The next try I had was to use a mail archive indexer program called ‘Hypermail‘. This was mostly successful at splitting messages into component parts but was still not quite flexible enough for my needs and the indexes were way too long. (eg. HYPMAIL/date.php)

So this spring, I am trying a whole new system that I rewrote in PHP, my code of choice for the decade. I am still mailbox based, mainly so that I can prune spam that has sneaked through my filters, but that may change soon.

This is how the Scamdex Engine works:

  1. Scam Emails arrive in the honeypot mailbox.
  2. Using Thunderbird with various Add-ons, I partially manually sort the scam emails into a holding mailstore and throw away the junk.
  3. A program runs nightly which:
    1. Analyses emails in the holding mailstore into one of 5 categories (419/AFF, Auctions, Jobs, Phishing, Lottery).
    2. Adds some extra Headers to the email.
    3. Moves it to the correct mailbox archive location.
    4. Runs MHONARC to create the indexed archive and html-ized emails.
    5. post-processes the MHonarc-ized pages to add a php index include file, update the (MySQL) database and  distribute the keywords  and scoring to  META and the nice little  graph widget.
    6. Our illustrious Founder
    7. err… that’s it!

It’s not pretty or fast but it works, and I can understand it.
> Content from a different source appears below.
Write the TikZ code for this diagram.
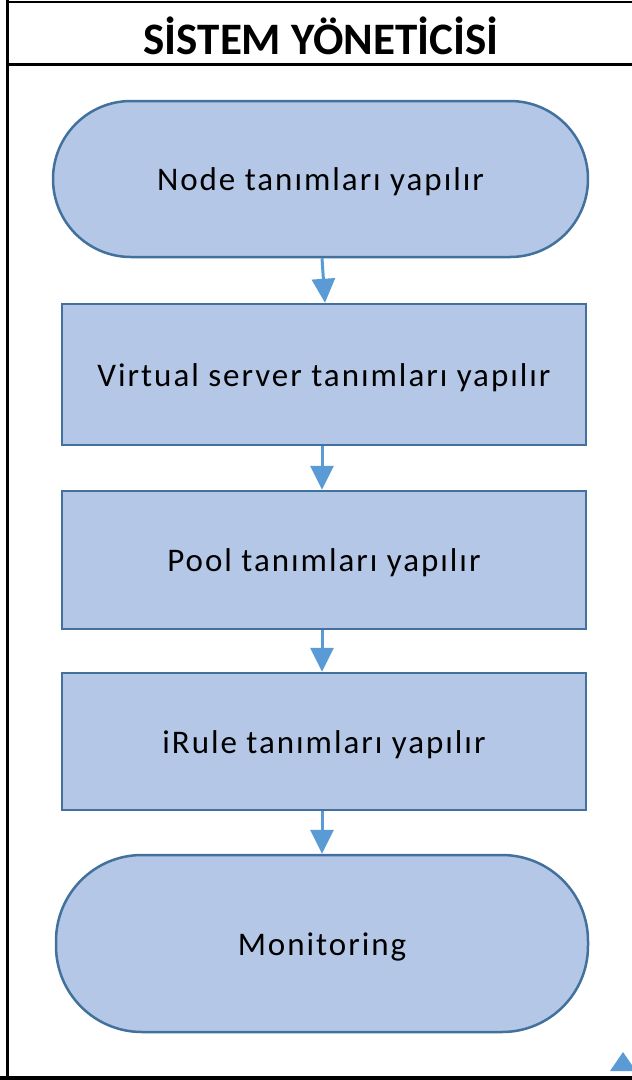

It’s easy to fix and add to. It’s annoying having to run the process every night from scratch but until I work out how to use the MHONARC system to add/delete emails from the archive, it’s all I can do. Any suggestions about how I can do this better, let me hear them!

(send to scamblog(a)

Long-needed Upgrades to Scamdex

Well to start with, I wanted to PHP-ize everything. SO I started looking at the Apache/PHP config and as usual, without backups or testing or anything, I dived in and threw the big red switch. Everything seemed to go ok but then the trouble started!
All my websites broke. any ‘.html’ web pages that had embedded php in them broke really badly, whole directories of files became ‘not found’ and it kept asking me what I wanted to do with files of type httpd-php5 and so on….

ANyway, lots of hacking later and it seems to be working. I had to force all the ‘.html’ files to become ‘.php’ files, but a little bit of .htaccess rewriting allows for previous search engine results to continue to work. had to upgrade wordpress and do a lot of tweaking for the file ownerships and permissions to even allow people to see them.

and then…

and then I noticed I had a visitor. Not just any visitor – he had guessed the ‘admin’ password (and I thought it was SOOOO clever) and had made himself root and installed some shitty little spam engine. Got rid of that and locked down sshd access to impose limits on number of failed logins per IP but he got back in and this time installed a Mech Chat server.

He”l probably get back in – linux security isn’t my best skill – but at least he didnt trash anything and it forced me to tidy up a bit.

Sees like he was one of our dear Romanian friends, but that might just have been ip cloaking…

Next phase is to make the scam emails look a bit nicer. I am trying out mhonarc – more flexible than hypermail and much better de-miming than my sad pathetic efforts. Check back to see how I’m doing.